El fallo del Tribunal Constitucional egipcio que disuelve un parlamento dominado por los islamistas elegido hace apenas seis meses da un vuelco a la situación política de Egipto, ya cogida con alfileres. Mientras todos los ojos están puestos en las presidenciales de finales de esta semana, el parlamento era en muchos sentidos más relevante: encargado de redactar la nueva constitución, el parlamento era islamista en un 80% más o menos.
A medida que Hermandad Musulmana y el salafista Partido Nour se veían obligados por sus nuevas responsabilidades a prescindir del populismo oportunista de la oposición y a ponerse con los rigores de la administración pública, iban descubriendo que su popularidad estaba desapareciendo; el candidato de la Hermandad Musulmana fue incapaz de superar el umbral del 30% del voto en la primera vuelta de las presidenciales.
Es un toque de atención que el ejército egipcio espera aprovechar.

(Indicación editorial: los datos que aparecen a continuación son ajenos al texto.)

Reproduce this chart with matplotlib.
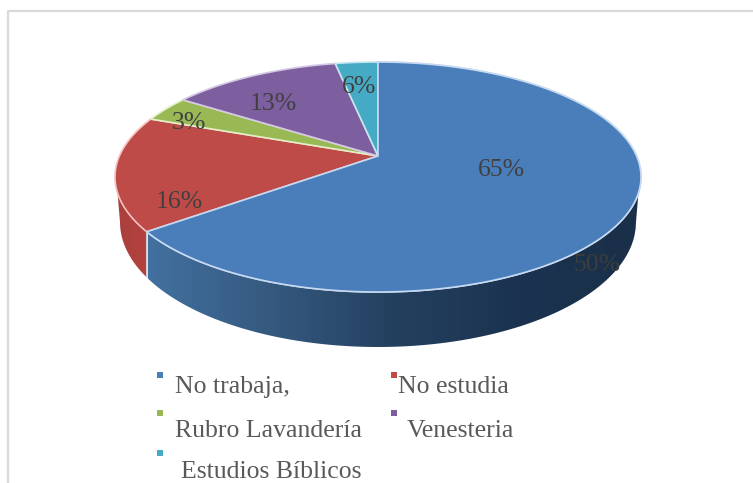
import numpy as np
import matplotlib
matplotlib.use('Agg')
import matplotlib.pyplot as plt
from matplotlib.patches import Polygon, Rectangle
from matplotlib.colors import LinearSegmentedColormap

categories = ['No trabaja,', 'No estudia', 'Rubro Lavandería', 'Venesteria', 'Estudios Bíblicos']
# share of the circle each slice really takes in the drawing (%)
shares = [67.1, 16.3, 3.3, 10.7, 2.6]
labels = ['65%', '16%', '3%', '13%', '6%']
stray_label = '50%'

colors = ['#4a7ebb', '#be4b48', '#98b954', '#7d5fa0', '#46aac4']
edges = ['#c6d9f0', '#f2c4c2', '#e3efc8', '#d5c8e4', '#c4e6ef']
label_pos = [(501, 170), (179, 202), (189, 123), (273, 104), (359, 87)]
legend_pos = [(175, 387), (398, 387), (175, 431), (407, 431), (181, 472)]
marker_pos = [(160, 375), (394, 375), (160, 413), (394, 413), (160, 453)]

# pie geometry in pixels
cx, cy, rx, ry = 378, 177, 263, 115
apex = (378, 156)
low_cy, low_rx, low_ry = 222, 258, 125
serif = 'Liberation Serif'

fig, ax = plt.subplots(figsize=(7.53, 4.83), dpi=100)
fig.subplots_adjust(0, 0, 1, 1)
ax.set_xlim(0, 753)
ax.set_ylim(483, 0)
ax.axis('off')

# outer frame, only top and left are visible
ax.plot([8.5, 8.5, 753], [483, 10.5, 10.5], color='#d9d9d9', lw=1.6, zorder=1)


def rim(t):
    return cx + rx * np.cos(t), cy - ry * np.sin(t)


def lower_rim(x):
    xb = np.clip(x, cx - low_rx, cx + low_rx)
    c = (xb - cx) / low_rx
    return xb, low_cy + low_ry * np.sqrt(1 - c ** 2)


def wall_points(t0, t1):
    # top rim one way, lower rim back
    t = np.linspace(t0, t1, 120)
    xt, yt = rim(t)
    xb, yb = lower_rim(xt)
    return np.r_[np.c_[xt, yt], np.c_[xb, yb][::-1]]


# slice boundaries, clockwise from twelve o'clock
bounds = np.pi / 2 - 2 * np.pi * np.cumsum([0] + shares) / sum(shares)
blue_end = bounds[1]
front_right = np.radians(-8)
front_left = np.radians(-172)

# side walls
wall_blue = LinearSegmentedColormap.from_list('b', ['#42709f', '#35597f', '#24405f', '#1b3350', '#1a3049'])
wall_red = LinearSegmentedColormap.from_list('r', ['#a83f3c', '#b8433f'])
grad = np.linspace(0, 1, 256).reshape(1, -1)

red_wall = Polygon(wall_points(blue_end, front_left), closed=True, fc='none', ec='none')
ax.add_patch(red_wall)
im = ax.imshow(grad, extent=(115, 155, 300, 170), cmap=wall_red, aspect='auto', zorder=2)
im.set_clip_path(red_wall)

blue_wall = Polygon(wall_points(blue_end, front_right), closed=True, fc='none', ec='none')
ax.add_patch(blue_wall)
im = ax.imshow(grad, extent=(148, 640, 350, 190), cmap=wall_blue, aspect='auto', zorder=2)
im.set_clip_path(blue_wall)
ax.set_xlim(0, 753)
ax.set_ylim(483, 0)

# light seam between the red and blue walls
sx, sy = rim(blue_end)
bx, by = lower_rim(sx)
ax.plot([sx, bx], [sy, by], color='#d5dde8', lw=1.2, zorder=2.5)

# top surface
for i in range(len(shares)):
    t = np.linspace(bounds[i], bounds[i + 1], 200)
    xt, yt = rim(t)
    pts = np.r_[[apex], np.c_[xt, yt]]
    ax.add_patch(Polygon(pts, closed=True, fc=colors[i], ec=edges[i], lw=1.2, zorder=3 + 0.1 * i))

# blue slice goes back on top so its light edge shows
t = np.linspace(bounds[0], bounds[1], 200)
xt, yt = rim(t)
ax.add_patch(Polygon(np.r_[[apex], np.c_[xt, yt]], closed=True, fc=colors[0], ec=edges[0], lw=1.2, zorder=4))

for txt, (x, y) in zip(labels, label_pos):
    ax.text(x, y, txt, ha='center', va='center', fontsize=18.5, color='#404040', family=serif, zorder=5)
ax.text(597, 265, stray_label, ha='center', va='center', fontsize=18.5, color='#3d3d3d', family=serif, zorder=5)

# legend
for i, name in enumerate(categories):
    mx, my = marker_pos[i]
    ax.add_patch(Rectangle((mx - 3, my - 3), 6, 6, fc=colors[i], ec='none', zorder=5))
    ax.text(legend_pos[i][0], legend_pos[i][1], name, ha='left', va='center', fontsize=18.5,
            color='#595959', family=serif, zorder=5)

plt.savefig('out.png', dpi=100)
plt.close()
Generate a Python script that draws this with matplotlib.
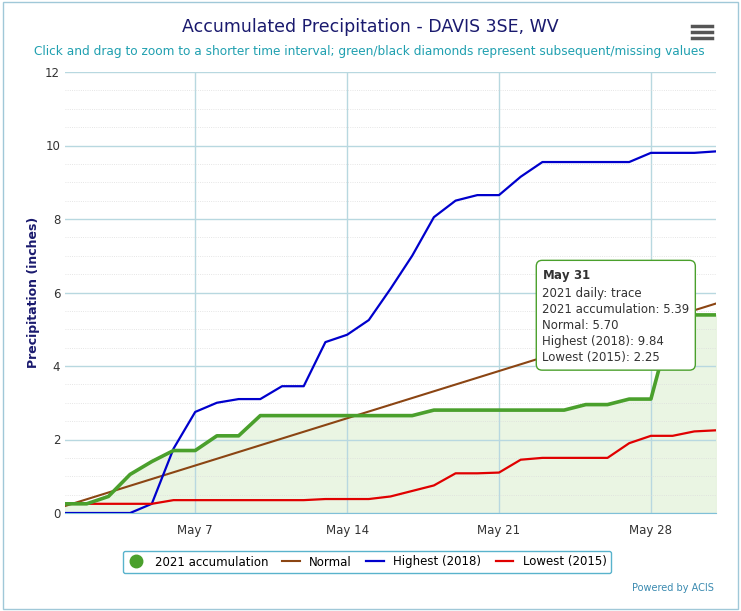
import numpy as np
import matplotlib.pyplot as plt
from matplotlib.patches import FancyBboxPatch

days = list(range(1, 32))
acc_2021 = [0.25, 0.25, 0.45, 1.05, 1.4, 1.7, 1.7, 2.1, 2.1, 2.65, 2.65, 2.65, 2.65, 2.65, 2.65,
            2.65, 2.65, 2.8, 2.8, 2.8, 2.8, 2.8, 2.8, 2.8, 2.95, 2.95, 3.1, 3.1, 5.3, 5.39, 5.39]
highest_2018 = [0, 0, 0, 0, 0.25, 1.75, 2.75, 3.0, 3.1, 3.1, 3.45, 3.45, 4.65, 4.85, 5.25, 6.1,
                7.0, 8.05, 8.5, 8.65, 8.65, 9.15, 9.55, 9.55, 9.55, 9.55, 9.55, 9.8, 9.8, 9.8, 9.84]
lowest_2015 = [0.25, 0.25, 0.25, 0.25, 0.25, 0.35, 0.35, 0.35, 0.35, 0.35, 0.35, 0.35, 0.38, 0.38,
               0.38, 0.45, 0.6, 0.75, 1.08, 1.08, 1.1, 1.45, 1.5, 1.5, 1.5, 1.5, 1.9, 2.1, 2.1, 2.22, 2.25]
normal_days = [1, 31]
normal_vals = [0.19, 5.70]
tick_days = [7, 14, 21, 28]
tick_labels = ["May 7", "May 14", "May 21", "May 28"]

fig = plt.figure(figsize=(7.41, 6.11), dpi=100)
ax = fig.add_axes([65 / 741, 1 - 513 / 611, 651 / 741, 441 / 611])
ax.set_xlim(1, 31)
ax.set_ylim(0, 12)

ax.fill_between(days, acc_2021, color="#e8f4e0", alpha=0.9, zorder=1)
ax.plot(normal_days, normal_vals, color="#8b4513", lw=1.5, zorder=3)
ax.plot(days, highest_2018, color="#0000cc", lw=1.6, zorder=3)
ax.plot(days, lowest_2015, color="#e00000", lw=1.6, zorder=3)
ax.plot(days, acc_2021, color="#4aa02c", lw=2.6, zorder=4)

ax.set_xticks(tick_days)
ax.set_xticklabels(tick_labels)
ax.set_xticks(range(1, 32), minor=True)
ax.set_yticks(range(0, 13, 2))
ax.set_yticks(np.arange(0, 12.1, 0.5), minor=True)
ax.grid(True, which="major", color="#b8d8e0", lw=1)
ax.grid(True, which="minor", axis="y", color="#dddddd", lw=0.6, ls=":")
ax.tick_params(which="both", length=0, labelsize=8.5, colors="#333333")
ax.tick_params(axis="x", pad=8)
for s in ["top", "right", "left"]:
    ax.spines[s].set_visible(False)
ax.spines["bottom"].set_color("#7fc0d8")
ax.set_ylabel("Precipitation (inches)", fontsize=9, fontweight="bold", color="#1a1a6e")

fig.text(0.5, 1 - 27 / 611, "Accumulated Precipitation - DAVIS 3SE, WV", ha="center", va="center",
         fontsize=12.5, color="#1a1a6e")
fig.text(369 / 741, 1 - 51 / 611,
         "Click and drag to zoom to a shorter time interval; green/black diamonds represent subsequent/missing values",
         ha="center", va="center", fontsize=8.7, color="#20a0b0")
fig.text(714 / 741, 1 - 588 / 611, "Powered by ACIS", ha="right", va="center", fontsize=7, color="#3a8ab0")
for yy in [26, 32, 38]:
    fig.add_artist(plt.Line2D([692 / 741, 712 / 741], [1 - yy / 611] * 2, color="#555555", lw=2.5))

ax.text(0.733, 0.555,
        r"$\bf{May\ 31}$" + "\n2021 daily: trace\n2021 accumulation: 5.39\nNormal: 5.70\nHighest (2018): 9.84\nLowest (2015): 2.25",
        transform=ax.transAxes, fontsize=8.5, va="top", ha="left", color="#333333", linespacing=1.3, zorder=6,
        bbox=dict(boxstyle="round,pad=0.5", fc="white", ec="#4aa02c", lw=1))

leg = fig.legend(handles=[
    plt.Line2D([], [], marker="o", color="#4aa02c", ls="none", markersize=9),
    plt.Line2D([], [], color="#8b4513", lw=1.5),
    plt.Line2D([], [], color="#0000cc", lw=1.6),
    plt.Line2D([], [], color="#e00000", lw=1.6)],
    labels=["2021 accumulation", "Normal", "Highest (2018)", "Lowest (2015)"],
    loc="center", bbox_to_anchor=(367 / 741, 1 - 562 / 611), ncol=4, fontsize=8.5,
    frameon=True, fancybox=True, edgecolor="#30a0c0", handlelength=1.5, columnspacing=1.2)

fig.add_artist(FancyBboxPatch((0.004, 0.004), 0.992, 0.992, boxstyle="square,pad=0",
                              fc="none", ec="#a0c8d8", lw=1, transform=fig.transFigure))
fig.savefig("out.png", dpi=100)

El ejército está convencido de que si puede hacer «borrón y cuenta nueva», puede invertir la ola populista que aprovecharon los islamistas durante su primer encuentro electoral e impedir una situación en la que los islamistas, cuya popularidad ha seguido la misma trayectoria que la cotización de Facebook, tendrían una influencia no justificada por su popularidad.

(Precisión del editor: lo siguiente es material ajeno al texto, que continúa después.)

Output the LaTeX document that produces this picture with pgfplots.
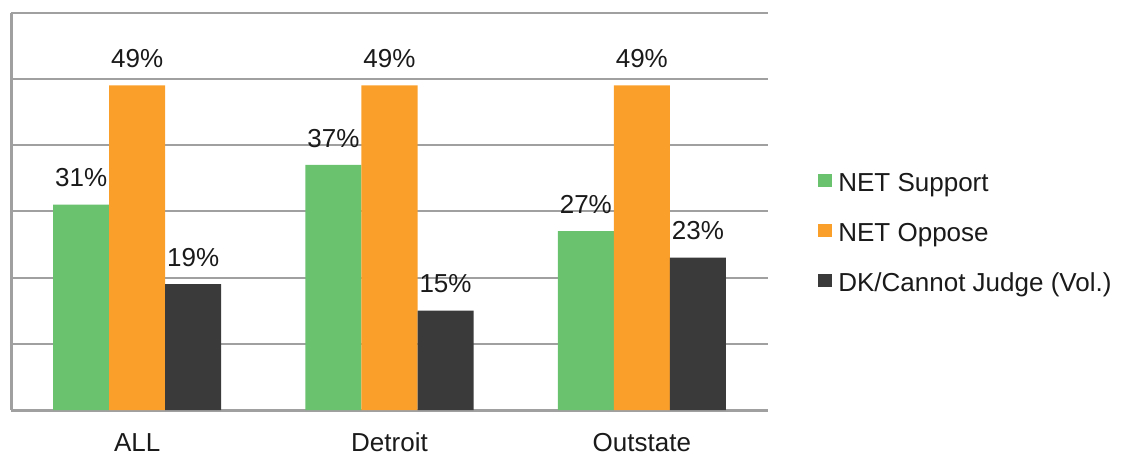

Aun así, el ejército egipcio está jugando a un juego peligroso. Durante la campaña ha presentado contadas ideas nuevas. Los egipcios no van a permitir que su gancho de recuperar el estado de derecho reemplace al deseo genuino de reforma. En la práctica, los egipcios tienen razones para mostrarse cínicos con su ejército.
Mientras que los estadounidenses distinguen a los Generales por los triunfos en el campo de batalla, los egipcios no han ganado nunca una guerra a no ser que cuente su intervención en la guerra civil yemení, donde la principal herencia egipcia a estas alturas es el contagio del parásito Giardia de los soldados egipcios que se aliviaban en las alcantarillas hace casi medio siglo. La mayoría de los egipcios es consciente más bien de que sus Generales son empresarios. Lo que orienta sus posturas es simplemente el deseo de la élite militar egipcia de conservar el estatus quo y sus cuentas bancarias.

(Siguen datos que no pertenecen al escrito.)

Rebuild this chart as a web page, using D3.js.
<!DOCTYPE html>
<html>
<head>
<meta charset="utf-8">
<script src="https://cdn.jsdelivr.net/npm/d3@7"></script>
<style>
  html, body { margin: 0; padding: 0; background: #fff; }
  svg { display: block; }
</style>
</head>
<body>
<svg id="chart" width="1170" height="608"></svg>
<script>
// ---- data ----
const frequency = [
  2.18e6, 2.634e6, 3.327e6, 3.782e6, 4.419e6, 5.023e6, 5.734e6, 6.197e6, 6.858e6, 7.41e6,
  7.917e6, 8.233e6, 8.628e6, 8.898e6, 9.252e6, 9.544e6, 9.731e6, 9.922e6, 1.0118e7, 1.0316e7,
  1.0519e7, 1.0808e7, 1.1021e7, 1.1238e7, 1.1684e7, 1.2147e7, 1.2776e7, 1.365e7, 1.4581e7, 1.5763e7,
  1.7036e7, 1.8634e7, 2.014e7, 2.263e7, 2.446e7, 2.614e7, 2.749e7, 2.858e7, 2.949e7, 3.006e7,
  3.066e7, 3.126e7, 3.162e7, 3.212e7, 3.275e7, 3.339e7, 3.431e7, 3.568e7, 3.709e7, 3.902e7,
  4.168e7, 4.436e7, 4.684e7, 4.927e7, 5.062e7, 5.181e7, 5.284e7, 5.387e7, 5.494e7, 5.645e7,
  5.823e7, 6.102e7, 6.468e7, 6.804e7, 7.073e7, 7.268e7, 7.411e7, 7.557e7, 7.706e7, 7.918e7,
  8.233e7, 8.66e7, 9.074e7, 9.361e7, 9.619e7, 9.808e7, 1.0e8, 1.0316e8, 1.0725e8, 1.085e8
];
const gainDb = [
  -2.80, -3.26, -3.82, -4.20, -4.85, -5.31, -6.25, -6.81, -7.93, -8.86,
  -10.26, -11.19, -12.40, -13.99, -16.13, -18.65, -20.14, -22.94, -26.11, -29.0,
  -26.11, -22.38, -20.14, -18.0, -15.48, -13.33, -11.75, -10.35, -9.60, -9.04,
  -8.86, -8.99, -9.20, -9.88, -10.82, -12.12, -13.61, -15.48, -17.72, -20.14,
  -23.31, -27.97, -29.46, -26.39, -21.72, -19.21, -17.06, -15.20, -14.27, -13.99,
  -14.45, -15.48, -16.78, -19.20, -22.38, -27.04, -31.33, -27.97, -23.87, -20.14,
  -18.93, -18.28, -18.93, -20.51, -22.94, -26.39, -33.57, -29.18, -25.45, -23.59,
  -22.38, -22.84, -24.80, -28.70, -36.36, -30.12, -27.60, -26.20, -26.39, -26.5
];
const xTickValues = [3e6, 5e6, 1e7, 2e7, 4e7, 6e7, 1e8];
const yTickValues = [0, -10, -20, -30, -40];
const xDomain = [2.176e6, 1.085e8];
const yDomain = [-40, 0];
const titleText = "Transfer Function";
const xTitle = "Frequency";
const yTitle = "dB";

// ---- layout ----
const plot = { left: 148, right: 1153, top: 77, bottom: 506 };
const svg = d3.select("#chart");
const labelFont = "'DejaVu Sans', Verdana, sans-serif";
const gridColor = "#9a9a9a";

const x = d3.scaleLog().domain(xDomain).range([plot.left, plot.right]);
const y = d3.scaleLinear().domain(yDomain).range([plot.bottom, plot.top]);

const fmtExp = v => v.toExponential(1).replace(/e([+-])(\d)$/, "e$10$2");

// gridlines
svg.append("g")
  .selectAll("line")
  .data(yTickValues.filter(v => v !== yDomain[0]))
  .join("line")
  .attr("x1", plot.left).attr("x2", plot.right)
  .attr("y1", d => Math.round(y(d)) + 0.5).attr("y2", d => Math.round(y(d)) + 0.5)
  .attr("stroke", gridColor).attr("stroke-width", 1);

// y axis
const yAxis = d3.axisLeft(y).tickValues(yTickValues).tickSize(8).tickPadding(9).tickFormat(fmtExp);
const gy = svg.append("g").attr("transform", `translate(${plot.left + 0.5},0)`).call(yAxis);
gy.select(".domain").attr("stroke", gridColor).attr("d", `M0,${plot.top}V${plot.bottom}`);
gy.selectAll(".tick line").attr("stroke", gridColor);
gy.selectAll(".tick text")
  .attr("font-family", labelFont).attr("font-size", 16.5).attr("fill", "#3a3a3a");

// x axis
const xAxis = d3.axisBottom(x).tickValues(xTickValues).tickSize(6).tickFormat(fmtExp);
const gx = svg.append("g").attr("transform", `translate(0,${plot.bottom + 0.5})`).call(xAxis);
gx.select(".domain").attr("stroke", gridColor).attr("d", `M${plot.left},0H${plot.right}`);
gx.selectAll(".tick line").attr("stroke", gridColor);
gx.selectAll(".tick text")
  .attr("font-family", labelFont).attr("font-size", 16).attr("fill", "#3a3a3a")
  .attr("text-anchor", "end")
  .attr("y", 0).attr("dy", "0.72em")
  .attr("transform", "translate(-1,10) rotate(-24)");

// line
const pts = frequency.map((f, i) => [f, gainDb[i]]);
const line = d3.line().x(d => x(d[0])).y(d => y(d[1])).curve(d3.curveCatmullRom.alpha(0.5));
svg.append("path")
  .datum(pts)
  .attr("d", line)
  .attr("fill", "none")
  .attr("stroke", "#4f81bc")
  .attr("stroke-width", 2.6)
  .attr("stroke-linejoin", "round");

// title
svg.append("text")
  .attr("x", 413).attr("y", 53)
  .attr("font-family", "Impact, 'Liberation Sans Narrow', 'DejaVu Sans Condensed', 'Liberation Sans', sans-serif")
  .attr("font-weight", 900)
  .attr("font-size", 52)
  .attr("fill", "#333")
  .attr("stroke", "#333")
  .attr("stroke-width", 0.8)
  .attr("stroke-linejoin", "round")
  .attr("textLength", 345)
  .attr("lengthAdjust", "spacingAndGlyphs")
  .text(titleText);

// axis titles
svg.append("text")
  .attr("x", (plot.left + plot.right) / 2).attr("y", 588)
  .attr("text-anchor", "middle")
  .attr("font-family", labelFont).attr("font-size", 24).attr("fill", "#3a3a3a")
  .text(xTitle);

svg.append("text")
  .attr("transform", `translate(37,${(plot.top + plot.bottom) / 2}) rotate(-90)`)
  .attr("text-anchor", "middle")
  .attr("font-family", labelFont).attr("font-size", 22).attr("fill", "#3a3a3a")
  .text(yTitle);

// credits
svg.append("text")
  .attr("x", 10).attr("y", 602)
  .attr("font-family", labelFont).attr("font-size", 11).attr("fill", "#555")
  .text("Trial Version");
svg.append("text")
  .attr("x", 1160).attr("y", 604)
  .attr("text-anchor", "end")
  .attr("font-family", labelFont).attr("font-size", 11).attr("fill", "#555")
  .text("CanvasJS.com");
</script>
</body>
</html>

El peligro, no obstante, es la indignación popular. Los clérigos islamistas han dejado ya claro que tomarán la calle para combatir cualquier resultado electoral que no se decante por ellos. Han pasado más de dos décadas desde que el gobierno argelino, conmocionado por la victoria islamista en los comicios de 1991 y por la promesa de los ganadores de reformar la constitución, decidiera cancelar las elecciones desatando una brutal guerra civil que costó la vida a unas 200.000 personas.
La principal razón de que los argelinos no se vieran arrastrados en las protestas de la Primavera Árabe fue que las cicatrices de la violencia de la década de los 90 siguen frescas. Que un socialista árabe en lugar de un régimen islamista tenga ahora el poder puede convencer al ejército egipcio de que el riesgo está justificado.
En Argelia, sin embargo, la población está repartida a lo largo de su millar de kilómetros de costa. En Egipto, la mayoría de los 80 millones de habitantes viven hacinados en el estrecho Valle del Nilo. Los tribunales egipcios y los Generales están corriendo un riesgo verdaderamente importante. Si la historia se repite, la factura podría ser mucho más elevada.